— start Data —

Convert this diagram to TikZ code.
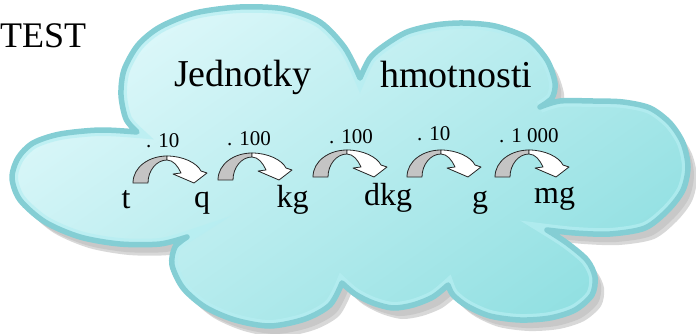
\documentclass[tikz,border=0pt]{standalone}
\usepackage{fontspec}
\setmainfont{Liberation Serif}
\usetikzlibrary{calc, positioning}

\definecolor{cloudlight}{RGB}{222,248,250}
\definecolor{clouddark}{RGB}{146,224,226}
\definecolor{cloudline}{RGB}{132,206,212}
\definecolor{cloudglow}{RGB}{182,238,242}
\definecolor{cloudshadow}{RGB}{200,200,200}
\definecolor{arrowback}{RGB}{196,196,196}

% obrys oblaku (jednotlive laloky, ve spicich se lamou)
\newcommand{\cloudpath}{%
  plot[smooth] coordinates {(137,201) (126,214) (121,238) (124,263) (138,288) (160,306) (195,320) (240,326) (285,324) (320,311) (345,285) (360,255)}
  -- plot[smooth] coordinates {(360,255) (370,275) (385,288) (407,301) (435,308) (463,310) (495,307) (527,295) (547,273) (555,250) (552,235) (540,226)}
  -- plot[smooth] coordinates {(540,226) (560,232) (593,232) (623,231) (650,225) (670,210) (683,190) (688,166) (683,143) (668,123) (645,105) (610,99) (575,100) (547,103)}
  -- plot[smooth] coordinates {(547,103) (567,90) (587,73) (595,56) (592,38) (575,23) (550,15) (520,13) (490,17) (467,27) (453,38) (448,48)}
  -- plot[smooth] coordinates {(448,48) (433,36) (413,28) (393,25) (373,30) (355,39) (342,50)}
  -- plot[smooth] coordinates {(342,50) (330,28) (305,14) (270,7) (235,13) (205,26) (183,45) (172,68) (175,86) (187,96)}
  -- plot[smooth] coordinates {(187,96) (160,89) (120,89) (80,96) (45,111) (20,133) (12,155) (18,175) (33,190) (60,199) (100,203) (137,201)}
  -- cycle}

\tikzset{
  titletext/.style={font=\fontsize{38}{42}\selectfont, anchor=base west, inner sep=0pt},
  unittext/.style={font=\fontsize{32}{36}\selectfont, anchor=base west, inner sep=0pt},
  factortext/.style={font=\fontsize{21}{24}\selectfont, anchor=base west, inner sep=0pt},
  arrowedge/.style={draw=black!85, line width=0.8pt, line join=round},
  convarrow/.pic={
    \filldraw[arrowedge, fill=arrowback] (-34,0) .. controls (-34,16) and (-18,27) .. (0,27)
      -- (0,23) .. controls (-10.5,23) and (-19,12.5) .. (-19,0) -- cycle;
    \filldraw[arrowedge, fill=white] (0,27) .. controls (16,27) and (30,20) .. (34,12)
      -- (40,10) -- (27,0) -- (6,9) -- (14,10) .. controls (11,17) and (6,23) .. (0,23) -- cycle;
  }
}

\begin{document}
\begin{tikzpicture}[x=1pt, y=1pt]

    % =================================================================
    % 1. OKRAJE OBRAZKU A SOURADNICE SIPEK
    % =================================================================
    \useasboundingbox (0,0) rectangle (696,333);

    \coordinate (A1) at (167,150);
    \coordinate (A2) at (252,153);
    \coordinate (A3) at (347,156);
    \coordinate (A4) at (441,156);
    \coordinate (A5) at (529,156);

    % =================================================================
    % 2. OBLAK: STIN, VYPLN A OKRAJ
    % =================================================================
    \fill[cloudshadow!70, shift={(9,-11)}] \cloudpath;
    \fill[cloudshadow, shift={(6,-8)}] \cloudpath;

    \begin{scope}
        \clip \cloudpath;
        \shade[top color=cloudlight, bottom color=clouddark, shading angle=35]
            (0,0) rectangle (696,333);
        \draw[cloudglow, line width=12pt, opacity=0.7] \cloudpath;
    \end{scope}

    \draw[cloudline, line width=5.5pt, line join=round] \cloudpath;

    % =================================================================
    % 3. NADPISY
    % =================================================================
    \node[titletext, font=\fontsize{36}{40}\selectfont] (test) at (0,286) {TEST};
    \node[titletext] (jednotky) at (174,247) {Jednotky};
    \node[titletext] (hmotnosti) at (380,246) {hmotnosti};

    % =================================================================
    % 4. SIPKY PREVODU A JEJICH NASOBKY
    % =================================================================
    \pic at (A1) {convarrow};
    \pic at (A2) {convarrow};
    \pic at (A3) {convarrow};
    \pic at (A4) {convarrow};
    \pic at (A5) {convarrow};

    \node[factortext] (f1) at (146,186) {. 10};
    \node[factortext] (f2) at (227,188) {. 100};
    \node[factortext] (f3) at (329,190) {. 100};
    \node[factortext] (f4) at (417,193) {. 10};
    \node[factortext] (f5) at (499,191) {. 1 000};

    % =================================================================
    % 5. JEDNOTKY HMOTNOSTI
    % =================================================================
    \node[unittext] (t) at (121.5,125) {t};
    \node[unittext] (q) at (194,126) {q};
    \node[unittext] (kg) at (276.5,126) {kg};
    \node[unittext] (dkg) at (364,128) {dkg};
    \node[unittext] (g) at (472,126) {g};
    \node[unittext] (mg) at (534,130) {mg};

\end{tikzpicture}
\end{document}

— end Data —

• What is needed: From the listing, extract all text exactly as given and drop any picture.

• Problem solution:
Convert this diagram to TikZ code.
\documentclass[tikz,border=0pt]{standalone}
\usepackage{fontspec}
\setmainfont{Liberation Serif}
\usetikzlibrary{calc, positioning}

\definecolor{cloudlight}{RGB}{222,248,250}
\definecolor{clouddark}{RGB}{146,224,226}
\definecolor{cloudline}{RGB}{132,206,212}
\definecolor{cloudglow}{RGB}{182,238,242}
\definecolor{cloudshadow}{RGB}{200,200,200}
\definecolor{arrowback}{RGB}{196,196,196}

% obrys oblaku (jednotlive laloky, ve spicich se lamou)
\newcommand{\cloudpath}{%
  plot[smooth] coordinates {(137,201) (126,214) (121,238) (124,263) (138,288) (160,306) (195,320) (240,326) (285,324) (320,311) (345,285) (360,255)}
  -- plot[smooth] coordinates {(360,255) (370,275) (385,288) (407,301) (435,308) (463,310) (495,307) (527,295) (547,273) (555,250) (552,235) (540,226)}
  -- plot[smooth] coordinates {(540,226) (560,232) (593,232) (623,231) (650,225) (670,210) (683,190) (688,166) (683,143) (668,123) (645,105) (610,99) (575,100) (547,103)}
  -- plot[smooth] coordinates {(547,103) (567,90) (587,73) (595,56) (592,38) (575,23) (550,15) (520,13) (490,17) (467,27) (453,38) (448,48)}
  -- plot[smooth] coordinates {(448,48) (433,36) (413,28) (393,25) (373,30) (355,39) (342,50)}
  -- plot[smooth] coordinates {(342,50) (330,28) (305,14) (270,7) (235,13) (205,26) (183,45) (172,68) (175,86) (187,96)}
  -- plot[smooth] coordinates {(187,96) (160,89) (120,89) (80,96) (45,111) (20,133) (12,155) (18,175) (33,190) (60,199) (100,203) (137,201)}
  -- cycle}

\tikzset{
  titletext/.style={font=\fontsize{38}{42}\selectfont, anchor=base west, inner sep=0pt},
  unittext/.style={font=\fontsize{32}{36}\selectfont, anchor=base west, inner sep=0pt},
  factortext/.style={font=\fontsize{21}{24}\selectfont, anchor=base west, inner sep=0pt},
  arrowedge/.style={draw=black!85, line width=0.8pt, line join=round},
  convarrow/.pic={
    \filldraw[arrowedge, fill=arrowback] (-34,0) .. controls (-34,16) and (-18,27) .. (0,27)
      -- (0,23) .. controls (-10.5,23) and (-19,12.5) .. (-19,0) -- cycle;
    \filldraw[arrowedge, fill=white] (0,27) .. controls (16,27) and (30,20) .. (34,12)
      -- (40,10) -- (27,0) -- (6,9) -- (14,10) .. controls (11,17) and (6,23) .. (0,23) -- cycle;
  }
}

\begin{document}
\begin{tikzpicture}[x=1pt, y=1pt]

    % =================================================================
    % 1. OKRAJE OBRAZKU A SOURADNICE SIPEK
    % =================================================================
    \useasboundingbox (0,0) rectangle (696,333);

    \coordinate (A1) at (167,150);
    \coordinate (A2) at (252,153);
    \coordinate (A3) at (347,156);
    \coordinate (A4) at (441,156);
    \coordinate (A5) at (529,156);

    % =================================================================
    % 2. OBLAK: STIN, VYPLN A OKRAJ
    % =================================================================
    \fill[cloudshadow!70, shift={(9,-11)}] \cloudpath;
    \fill[cloudshadow, shift={(6,-8)}] \cloudpath;

    \begin{scope}
        \clip \cloudpath;
        \shade[top color=cloudlight, bottom color=clouddark, shading angle=35]
            (0,0) rectangle (696,333);
        \draw[cloudglow, line width=12pt, opacity=0.7] \cloudpath;
    \end{scope}

    \draw[cloudline, line width=5.5pt, line join=round] \cloudpath;

    % =================================================================
    % 3. NADPISY
    % =================================================================
    \node[titletext, font=\fontsize{36}{40}\selectfont] (test) at (0,286) {TEST};
    \node[titletext] (jednotky) at (174,247) {Jednotky};
    \node[titletext] (hmotnosti) at (380,246) {hmotnosti};

    % =================================================================
    % 4. SIPKY PREVODU A JEJICH NASOBKY
    % =================================================================
    \pic at (A1) {convarrow};
    \pic at (A2) {convarrow};
    \pic at (A3) {convarrow};
    \pic at (A4) {convarrow};
    \pic at (A5) {convarrow};

    \node[factortext] (f1) at (146,186) {. 10};
    \node[factortext] (f2) at (227,188) {. 100};
    \node[factortext] (f3) at (329,190) {. 100};
    \node[factortext] (f4) at (417,193) {. 10};
    \node[factortext] (f5) at (499,191) {. 1 000};

    % =================================================================
    % 5. JEDNOTKY HMOTNOSTI
    % =================================================================
    \node[unittext] (t) at (121.5,125) {t};
    \node[unittext] (q) at (194,126) {q};
    \node[unittext] (kg) at (276.5,126) {kg};
    \node[unittext] (dkg) at (364,128) {dkg};
    \node[unittext] (g) at (472,126) {g};
    \node[unittext] (mg) at (534,130) {mg};

\end{tikzpicture}
\end{document}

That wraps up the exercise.